[BEGIN Material for the task]
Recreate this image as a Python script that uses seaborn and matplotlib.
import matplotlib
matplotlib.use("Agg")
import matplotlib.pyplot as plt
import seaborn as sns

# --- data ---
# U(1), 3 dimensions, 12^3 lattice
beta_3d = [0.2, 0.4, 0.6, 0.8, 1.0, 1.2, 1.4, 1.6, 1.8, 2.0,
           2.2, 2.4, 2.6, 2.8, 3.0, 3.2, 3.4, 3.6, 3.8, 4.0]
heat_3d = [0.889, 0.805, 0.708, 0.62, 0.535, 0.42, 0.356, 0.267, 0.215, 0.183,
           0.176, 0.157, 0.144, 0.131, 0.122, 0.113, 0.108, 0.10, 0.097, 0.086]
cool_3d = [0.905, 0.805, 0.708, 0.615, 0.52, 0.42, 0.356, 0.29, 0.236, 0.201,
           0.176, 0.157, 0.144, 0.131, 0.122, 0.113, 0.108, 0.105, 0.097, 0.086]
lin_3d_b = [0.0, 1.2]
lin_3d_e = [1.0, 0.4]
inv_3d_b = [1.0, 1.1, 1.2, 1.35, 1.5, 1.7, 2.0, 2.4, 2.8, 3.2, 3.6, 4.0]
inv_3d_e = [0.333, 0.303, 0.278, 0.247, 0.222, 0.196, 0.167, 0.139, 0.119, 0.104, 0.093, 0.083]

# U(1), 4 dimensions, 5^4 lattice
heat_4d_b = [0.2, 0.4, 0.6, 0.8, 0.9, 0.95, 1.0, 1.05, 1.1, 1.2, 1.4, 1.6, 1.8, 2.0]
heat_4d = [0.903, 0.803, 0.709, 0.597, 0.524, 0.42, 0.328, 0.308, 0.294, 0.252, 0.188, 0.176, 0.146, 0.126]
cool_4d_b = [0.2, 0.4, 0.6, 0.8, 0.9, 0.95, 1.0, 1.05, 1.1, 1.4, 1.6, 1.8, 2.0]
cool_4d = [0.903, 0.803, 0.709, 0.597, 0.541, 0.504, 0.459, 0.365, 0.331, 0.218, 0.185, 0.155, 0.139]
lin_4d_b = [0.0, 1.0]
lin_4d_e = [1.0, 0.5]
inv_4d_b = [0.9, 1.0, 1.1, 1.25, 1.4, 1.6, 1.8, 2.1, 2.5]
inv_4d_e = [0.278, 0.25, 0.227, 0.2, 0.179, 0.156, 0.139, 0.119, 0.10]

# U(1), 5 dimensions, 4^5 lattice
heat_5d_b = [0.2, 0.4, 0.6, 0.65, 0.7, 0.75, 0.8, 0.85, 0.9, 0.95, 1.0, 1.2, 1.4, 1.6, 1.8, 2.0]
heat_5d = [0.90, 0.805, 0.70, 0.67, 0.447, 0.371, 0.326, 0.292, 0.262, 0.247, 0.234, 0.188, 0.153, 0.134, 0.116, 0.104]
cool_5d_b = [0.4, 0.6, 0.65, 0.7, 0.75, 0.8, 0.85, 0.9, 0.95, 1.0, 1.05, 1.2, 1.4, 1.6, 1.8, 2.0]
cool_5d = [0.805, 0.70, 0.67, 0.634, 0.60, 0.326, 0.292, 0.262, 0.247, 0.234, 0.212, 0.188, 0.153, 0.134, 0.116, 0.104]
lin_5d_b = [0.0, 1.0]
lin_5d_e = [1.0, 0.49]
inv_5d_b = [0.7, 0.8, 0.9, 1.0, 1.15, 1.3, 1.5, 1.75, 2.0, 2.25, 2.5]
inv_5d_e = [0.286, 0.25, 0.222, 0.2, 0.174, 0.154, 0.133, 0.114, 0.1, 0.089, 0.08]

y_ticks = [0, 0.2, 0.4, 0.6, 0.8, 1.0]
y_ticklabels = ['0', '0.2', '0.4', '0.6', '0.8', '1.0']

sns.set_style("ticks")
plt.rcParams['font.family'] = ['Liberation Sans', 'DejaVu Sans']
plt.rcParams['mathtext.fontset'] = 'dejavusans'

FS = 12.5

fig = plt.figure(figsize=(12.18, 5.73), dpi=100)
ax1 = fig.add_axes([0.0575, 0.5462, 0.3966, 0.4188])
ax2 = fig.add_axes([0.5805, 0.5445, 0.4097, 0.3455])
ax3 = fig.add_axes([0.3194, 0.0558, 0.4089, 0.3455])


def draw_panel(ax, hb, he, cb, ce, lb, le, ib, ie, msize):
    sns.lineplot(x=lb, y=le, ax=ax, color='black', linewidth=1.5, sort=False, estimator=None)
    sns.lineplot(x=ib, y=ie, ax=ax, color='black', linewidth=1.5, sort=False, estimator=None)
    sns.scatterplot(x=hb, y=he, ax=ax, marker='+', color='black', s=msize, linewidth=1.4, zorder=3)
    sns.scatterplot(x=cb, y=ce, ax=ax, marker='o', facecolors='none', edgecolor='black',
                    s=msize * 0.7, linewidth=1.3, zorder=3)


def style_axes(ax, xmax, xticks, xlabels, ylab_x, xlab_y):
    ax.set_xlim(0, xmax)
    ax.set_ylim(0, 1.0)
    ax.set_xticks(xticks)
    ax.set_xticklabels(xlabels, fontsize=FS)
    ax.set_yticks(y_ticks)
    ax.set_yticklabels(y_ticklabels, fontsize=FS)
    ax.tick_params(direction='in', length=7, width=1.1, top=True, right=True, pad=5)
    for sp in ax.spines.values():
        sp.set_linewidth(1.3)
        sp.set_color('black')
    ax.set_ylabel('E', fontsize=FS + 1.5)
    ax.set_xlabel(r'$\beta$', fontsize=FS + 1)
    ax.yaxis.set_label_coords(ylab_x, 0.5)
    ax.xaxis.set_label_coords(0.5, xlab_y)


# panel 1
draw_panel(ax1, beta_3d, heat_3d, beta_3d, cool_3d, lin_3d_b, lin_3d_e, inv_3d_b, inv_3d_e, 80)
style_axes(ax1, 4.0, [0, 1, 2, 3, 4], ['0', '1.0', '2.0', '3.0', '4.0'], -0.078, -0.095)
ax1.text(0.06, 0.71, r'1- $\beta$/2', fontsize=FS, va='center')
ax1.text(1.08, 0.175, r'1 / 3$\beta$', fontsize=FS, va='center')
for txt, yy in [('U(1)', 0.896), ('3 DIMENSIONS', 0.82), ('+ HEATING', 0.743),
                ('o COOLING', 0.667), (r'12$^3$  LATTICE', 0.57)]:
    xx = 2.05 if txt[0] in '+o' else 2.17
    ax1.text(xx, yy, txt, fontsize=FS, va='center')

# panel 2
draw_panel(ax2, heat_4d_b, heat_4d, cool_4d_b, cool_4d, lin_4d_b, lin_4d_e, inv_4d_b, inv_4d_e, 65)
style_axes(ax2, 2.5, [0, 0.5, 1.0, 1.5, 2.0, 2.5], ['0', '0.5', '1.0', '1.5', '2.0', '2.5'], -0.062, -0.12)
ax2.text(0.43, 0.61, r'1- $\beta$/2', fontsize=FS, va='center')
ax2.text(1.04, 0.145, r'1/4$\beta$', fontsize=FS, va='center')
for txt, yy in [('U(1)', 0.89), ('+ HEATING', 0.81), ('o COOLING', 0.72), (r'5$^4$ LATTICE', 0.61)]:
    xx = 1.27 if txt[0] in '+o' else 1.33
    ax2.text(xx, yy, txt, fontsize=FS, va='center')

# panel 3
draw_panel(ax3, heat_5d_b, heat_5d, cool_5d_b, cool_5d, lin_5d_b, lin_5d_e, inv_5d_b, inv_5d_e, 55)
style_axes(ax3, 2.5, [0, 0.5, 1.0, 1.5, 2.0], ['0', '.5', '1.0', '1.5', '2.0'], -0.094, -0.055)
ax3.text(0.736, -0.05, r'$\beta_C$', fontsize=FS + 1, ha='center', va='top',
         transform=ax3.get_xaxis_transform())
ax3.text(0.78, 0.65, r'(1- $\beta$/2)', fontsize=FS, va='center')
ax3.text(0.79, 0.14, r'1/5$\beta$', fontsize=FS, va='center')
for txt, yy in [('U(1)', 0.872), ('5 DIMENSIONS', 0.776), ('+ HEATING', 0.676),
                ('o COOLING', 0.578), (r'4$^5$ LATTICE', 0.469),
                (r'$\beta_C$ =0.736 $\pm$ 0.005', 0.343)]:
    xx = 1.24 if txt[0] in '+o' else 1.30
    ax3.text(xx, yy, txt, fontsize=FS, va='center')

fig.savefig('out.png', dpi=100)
[END Material for the task]
[BEGIN Material for the task]
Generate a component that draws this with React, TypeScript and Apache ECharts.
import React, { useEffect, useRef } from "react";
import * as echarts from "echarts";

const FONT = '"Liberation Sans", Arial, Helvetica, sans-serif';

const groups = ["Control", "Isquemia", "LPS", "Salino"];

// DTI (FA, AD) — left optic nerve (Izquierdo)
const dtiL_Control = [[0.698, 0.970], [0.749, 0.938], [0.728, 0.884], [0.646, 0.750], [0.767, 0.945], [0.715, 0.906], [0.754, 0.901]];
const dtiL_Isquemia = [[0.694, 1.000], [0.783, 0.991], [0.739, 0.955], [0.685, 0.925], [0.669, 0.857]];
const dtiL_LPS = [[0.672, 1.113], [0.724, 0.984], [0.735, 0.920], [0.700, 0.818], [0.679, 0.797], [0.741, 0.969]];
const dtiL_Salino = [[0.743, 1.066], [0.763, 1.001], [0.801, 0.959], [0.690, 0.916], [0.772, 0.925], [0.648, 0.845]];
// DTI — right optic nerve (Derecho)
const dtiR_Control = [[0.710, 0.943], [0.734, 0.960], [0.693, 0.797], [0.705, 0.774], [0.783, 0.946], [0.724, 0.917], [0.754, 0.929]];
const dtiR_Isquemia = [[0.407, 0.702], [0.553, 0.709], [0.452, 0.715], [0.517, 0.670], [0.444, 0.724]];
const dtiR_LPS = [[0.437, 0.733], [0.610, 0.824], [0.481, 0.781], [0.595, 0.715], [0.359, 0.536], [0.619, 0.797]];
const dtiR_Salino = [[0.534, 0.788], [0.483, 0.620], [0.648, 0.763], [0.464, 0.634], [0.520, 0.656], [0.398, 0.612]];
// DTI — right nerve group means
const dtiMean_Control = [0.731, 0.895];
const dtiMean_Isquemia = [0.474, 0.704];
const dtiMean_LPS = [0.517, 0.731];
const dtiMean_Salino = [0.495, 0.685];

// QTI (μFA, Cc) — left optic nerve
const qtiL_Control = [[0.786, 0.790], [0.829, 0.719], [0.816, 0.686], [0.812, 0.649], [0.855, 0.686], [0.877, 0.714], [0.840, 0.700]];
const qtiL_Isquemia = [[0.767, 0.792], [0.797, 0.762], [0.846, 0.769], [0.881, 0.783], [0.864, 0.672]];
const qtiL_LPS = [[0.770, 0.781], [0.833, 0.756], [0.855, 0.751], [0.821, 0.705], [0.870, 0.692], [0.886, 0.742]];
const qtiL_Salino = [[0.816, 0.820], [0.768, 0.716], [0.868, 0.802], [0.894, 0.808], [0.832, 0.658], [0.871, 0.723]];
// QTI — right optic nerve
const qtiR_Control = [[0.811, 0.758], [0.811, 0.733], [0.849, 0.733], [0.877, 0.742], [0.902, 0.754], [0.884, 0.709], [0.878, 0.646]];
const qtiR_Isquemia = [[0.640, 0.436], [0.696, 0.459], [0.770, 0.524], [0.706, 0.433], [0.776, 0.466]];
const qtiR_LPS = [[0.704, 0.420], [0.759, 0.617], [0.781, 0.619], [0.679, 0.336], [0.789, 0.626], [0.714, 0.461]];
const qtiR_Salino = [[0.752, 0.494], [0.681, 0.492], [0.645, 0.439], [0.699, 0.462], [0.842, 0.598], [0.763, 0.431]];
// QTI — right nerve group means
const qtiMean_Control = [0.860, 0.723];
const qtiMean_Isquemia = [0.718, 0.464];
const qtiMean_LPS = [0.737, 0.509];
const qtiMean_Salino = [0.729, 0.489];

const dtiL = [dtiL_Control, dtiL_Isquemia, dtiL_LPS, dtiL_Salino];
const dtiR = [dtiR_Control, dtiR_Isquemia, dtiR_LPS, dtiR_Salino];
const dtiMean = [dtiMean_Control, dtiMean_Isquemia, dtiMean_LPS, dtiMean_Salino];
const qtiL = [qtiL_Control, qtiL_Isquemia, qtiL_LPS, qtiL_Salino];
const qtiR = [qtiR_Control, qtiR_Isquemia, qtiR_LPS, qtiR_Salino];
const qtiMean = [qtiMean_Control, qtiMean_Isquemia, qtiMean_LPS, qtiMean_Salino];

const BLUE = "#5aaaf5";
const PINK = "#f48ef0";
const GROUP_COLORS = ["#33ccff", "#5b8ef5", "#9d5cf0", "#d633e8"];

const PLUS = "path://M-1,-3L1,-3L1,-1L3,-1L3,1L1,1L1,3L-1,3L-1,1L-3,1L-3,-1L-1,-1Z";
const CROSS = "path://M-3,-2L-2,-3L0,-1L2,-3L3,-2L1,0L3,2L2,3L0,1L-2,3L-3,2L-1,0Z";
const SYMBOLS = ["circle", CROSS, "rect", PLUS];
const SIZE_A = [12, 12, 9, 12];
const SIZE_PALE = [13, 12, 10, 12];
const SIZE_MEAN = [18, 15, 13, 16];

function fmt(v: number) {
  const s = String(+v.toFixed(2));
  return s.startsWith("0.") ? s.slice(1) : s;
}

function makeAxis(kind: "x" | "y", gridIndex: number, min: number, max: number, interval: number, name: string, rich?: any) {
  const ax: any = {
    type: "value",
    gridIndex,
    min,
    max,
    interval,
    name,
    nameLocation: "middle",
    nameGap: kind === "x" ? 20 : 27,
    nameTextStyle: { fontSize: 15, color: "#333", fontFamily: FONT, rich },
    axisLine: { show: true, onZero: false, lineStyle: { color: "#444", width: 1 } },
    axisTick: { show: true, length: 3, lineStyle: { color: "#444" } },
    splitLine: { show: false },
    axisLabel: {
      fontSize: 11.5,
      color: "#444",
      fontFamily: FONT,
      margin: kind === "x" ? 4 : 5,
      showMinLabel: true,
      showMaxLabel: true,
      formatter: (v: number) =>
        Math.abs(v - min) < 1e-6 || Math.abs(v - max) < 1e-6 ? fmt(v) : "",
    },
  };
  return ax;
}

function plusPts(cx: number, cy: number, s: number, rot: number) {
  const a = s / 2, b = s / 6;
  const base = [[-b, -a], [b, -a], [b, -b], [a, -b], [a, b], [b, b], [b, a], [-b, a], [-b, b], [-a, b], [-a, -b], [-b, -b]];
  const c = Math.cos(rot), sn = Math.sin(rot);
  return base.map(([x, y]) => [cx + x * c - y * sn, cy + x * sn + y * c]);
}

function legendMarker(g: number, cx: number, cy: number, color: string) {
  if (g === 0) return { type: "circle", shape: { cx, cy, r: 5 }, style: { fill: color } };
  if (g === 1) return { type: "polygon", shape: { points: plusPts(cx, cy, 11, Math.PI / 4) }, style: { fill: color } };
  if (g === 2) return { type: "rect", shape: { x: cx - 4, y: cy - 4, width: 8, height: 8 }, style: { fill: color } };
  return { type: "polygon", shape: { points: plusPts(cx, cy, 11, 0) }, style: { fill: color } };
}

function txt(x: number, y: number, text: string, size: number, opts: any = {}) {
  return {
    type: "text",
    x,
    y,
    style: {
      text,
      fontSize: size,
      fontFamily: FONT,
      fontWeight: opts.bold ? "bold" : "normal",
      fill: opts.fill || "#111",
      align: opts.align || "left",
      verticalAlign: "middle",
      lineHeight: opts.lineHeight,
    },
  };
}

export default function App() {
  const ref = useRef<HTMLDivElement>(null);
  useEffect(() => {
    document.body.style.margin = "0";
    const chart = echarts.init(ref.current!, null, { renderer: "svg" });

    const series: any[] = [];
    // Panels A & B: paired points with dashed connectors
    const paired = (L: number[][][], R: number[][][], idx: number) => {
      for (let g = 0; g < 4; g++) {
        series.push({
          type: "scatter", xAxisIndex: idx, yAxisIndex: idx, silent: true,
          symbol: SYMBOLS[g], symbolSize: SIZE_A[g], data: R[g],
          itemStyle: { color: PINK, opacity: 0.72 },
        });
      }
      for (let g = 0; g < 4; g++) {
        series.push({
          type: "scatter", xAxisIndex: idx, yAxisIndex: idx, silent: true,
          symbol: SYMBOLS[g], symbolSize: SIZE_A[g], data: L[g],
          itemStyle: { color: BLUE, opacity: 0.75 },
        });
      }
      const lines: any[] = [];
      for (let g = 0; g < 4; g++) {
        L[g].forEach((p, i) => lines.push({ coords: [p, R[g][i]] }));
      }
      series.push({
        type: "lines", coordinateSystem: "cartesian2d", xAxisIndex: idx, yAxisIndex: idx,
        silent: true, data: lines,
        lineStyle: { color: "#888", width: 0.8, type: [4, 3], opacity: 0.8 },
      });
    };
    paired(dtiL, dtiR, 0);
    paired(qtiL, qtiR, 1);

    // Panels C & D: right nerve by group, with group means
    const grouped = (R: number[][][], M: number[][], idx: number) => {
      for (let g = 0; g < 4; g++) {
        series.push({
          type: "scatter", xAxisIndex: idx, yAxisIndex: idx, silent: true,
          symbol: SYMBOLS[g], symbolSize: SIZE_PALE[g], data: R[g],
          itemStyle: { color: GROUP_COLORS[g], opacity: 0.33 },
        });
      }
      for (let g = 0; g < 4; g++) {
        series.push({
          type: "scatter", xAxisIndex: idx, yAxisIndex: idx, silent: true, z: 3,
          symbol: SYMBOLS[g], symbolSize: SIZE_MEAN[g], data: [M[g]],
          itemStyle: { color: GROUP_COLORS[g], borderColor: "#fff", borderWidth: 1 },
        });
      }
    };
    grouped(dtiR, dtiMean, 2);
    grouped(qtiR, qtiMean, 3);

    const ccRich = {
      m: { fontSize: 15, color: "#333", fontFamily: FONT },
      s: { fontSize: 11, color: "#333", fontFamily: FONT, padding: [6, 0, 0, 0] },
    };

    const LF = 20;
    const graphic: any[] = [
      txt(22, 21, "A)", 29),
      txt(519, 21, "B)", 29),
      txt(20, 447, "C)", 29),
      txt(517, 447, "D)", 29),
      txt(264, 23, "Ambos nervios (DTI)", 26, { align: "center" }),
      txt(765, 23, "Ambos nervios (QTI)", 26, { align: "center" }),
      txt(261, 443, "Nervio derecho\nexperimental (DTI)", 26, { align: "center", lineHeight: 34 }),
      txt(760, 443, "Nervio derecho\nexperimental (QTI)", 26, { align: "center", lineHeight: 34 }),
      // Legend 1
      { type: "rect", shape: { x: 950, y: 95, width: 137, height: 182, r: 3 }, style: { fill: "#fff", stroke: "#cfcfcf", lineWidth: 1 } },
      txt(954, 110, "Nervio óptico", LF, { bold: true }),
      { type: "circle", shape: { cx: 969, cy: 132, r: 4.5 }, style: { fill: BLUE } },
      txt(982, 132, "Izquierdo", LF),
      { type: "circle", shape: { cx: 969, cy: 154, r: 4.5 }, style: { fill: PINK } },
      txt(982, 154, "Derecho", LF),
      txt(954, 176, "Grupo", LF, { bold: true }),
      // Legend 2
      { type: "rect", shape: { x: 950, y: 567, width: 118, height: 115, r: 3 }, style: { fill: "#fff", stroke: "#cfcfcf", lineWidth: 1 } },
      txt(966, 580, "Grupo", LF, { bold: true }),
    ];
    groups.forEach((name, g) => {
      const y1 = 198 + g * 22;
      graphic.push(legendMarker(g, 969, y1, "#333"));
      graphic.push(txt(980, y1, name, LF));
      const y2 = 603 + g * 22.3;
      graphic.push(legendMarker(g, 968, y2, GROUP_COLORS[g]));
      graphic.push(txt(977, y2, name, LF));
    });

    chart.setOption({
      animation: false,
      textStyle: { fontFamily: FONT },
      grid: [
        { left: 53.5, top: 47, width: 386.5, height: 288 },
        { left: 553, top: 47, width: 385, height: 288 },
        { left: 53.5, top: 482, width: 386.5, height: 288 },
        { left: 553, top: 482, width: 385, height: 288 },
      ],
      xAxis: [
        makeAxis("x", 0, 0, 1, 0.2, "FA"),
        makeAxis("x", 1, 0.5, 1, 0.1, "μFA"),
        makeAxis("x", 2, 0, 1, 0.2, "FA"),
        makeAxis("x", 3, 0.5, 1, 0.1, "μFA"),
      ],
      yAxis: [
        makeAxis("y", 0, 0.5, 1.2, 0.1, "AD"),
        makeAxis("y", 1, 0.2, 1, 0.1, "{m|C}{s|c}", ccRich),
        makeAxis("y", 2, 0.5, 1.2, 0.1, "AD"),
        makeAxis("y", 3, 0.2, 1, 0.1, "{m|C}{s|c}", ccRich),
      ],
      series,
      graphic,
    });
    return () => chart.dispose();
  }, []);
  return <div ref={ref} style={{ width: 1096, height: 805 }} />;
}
[END Material for the task]
Task details —
From the records above, retype only the lines starting at the line that contains "Recreate this image" and ending at the line that contains "0.139, 0.119, 0.10]", both included.

Solution for this problem —
Recreate this image as a Python script that uses seaborn and matplotlib.
import matplotlib
matplotlib.use("Agg")
import matplotlib.pyplot as plt
import seaborn as sns

# --- data ---
# U(1), 3 dimensions, 12^3 lattice
beta_3d = [0.2, 0.4, 0.6, 0.8, 1.0, 1.2, 1.4, 1.6, 1.8, 2.0,
           2.2, 2.4, 2.6, 2.8, 3.0, 3.2, 3.4, 3.6, 3.8, 4.0]
heat_3d = [0.889, 0.805, 0.708, 0.62, 0.535, 0.42, 0.356, 0.267, 0.215, 0.183,
           0.176, 0.157, 0.144, 0.131, 0.122, 0.113, 0.108, 0.10, 0.097, 0.086]
cool_3d = [0.905, 0.805, 0.708, 0.615, 0.52, 0.42, 0.356, 0.29, 0.236, 0.201,
           0.176, 0.157, 0.144, 0.131, 0.122, 0.113, 0.108, 0.105, 0.097, 0.086]
lin_3d_b = [0.0, 1.2]
lin_3d_e = [1.0, 0.4]
inv_3d_b = [1.0, 1.1, 1.2, 1.35, 1.5, 1.7, 2.0, 2.4, 2.8, 3.2, 3.6, 4.0]
inv_3d_e = [0.333, 0.303, 0.278, 0.247, 0.222, 0.196, 0.167, 0.139, 0.119, 0.104, 0.093, 0.083]

# U(1), 4 dimensions, 5^4 lattice
heat_4d_b = [0.2, 0.4, 0.6, 0.8, 0.9, 0.95, 1.0, 1.05, 1.1, 1.2, 1.4, 1.6, 1.8, 2.0]
heat_4d = [0.903, 0.803, 0.709, 0.597, 0.524, 0.42, 0.328, 0.308, 0.294, 0.252, 0.188, 0.176, 0.146, 0.126]
cool_4d_b = [0.2, 0.4, 0.6, 0.8, 0.9, 0.95, 1.0, 1.05, 1.1, 1.4, 1.6, 1.8, 2.0]
cool_4d = [0.903, 0.803, 0.709, 0.597, 0.541, 0.504, 0.459, 0.365, 0.331, 0.218, 0.185, 0.155, 0.139]
lin_4d_b = [0.0, 1.0]
lin_4d_e = [1.0, 0.5]
inv_4d_b = [0.9, 1.0, 1.1, 1.25, 1.4, 1.6, 1.8, 2.1, 2.5]
inv_4d_e = [0.278, 0.25, 0.227, 0.2, 0.179, 0.156, 0.139, 0.119, 0.10]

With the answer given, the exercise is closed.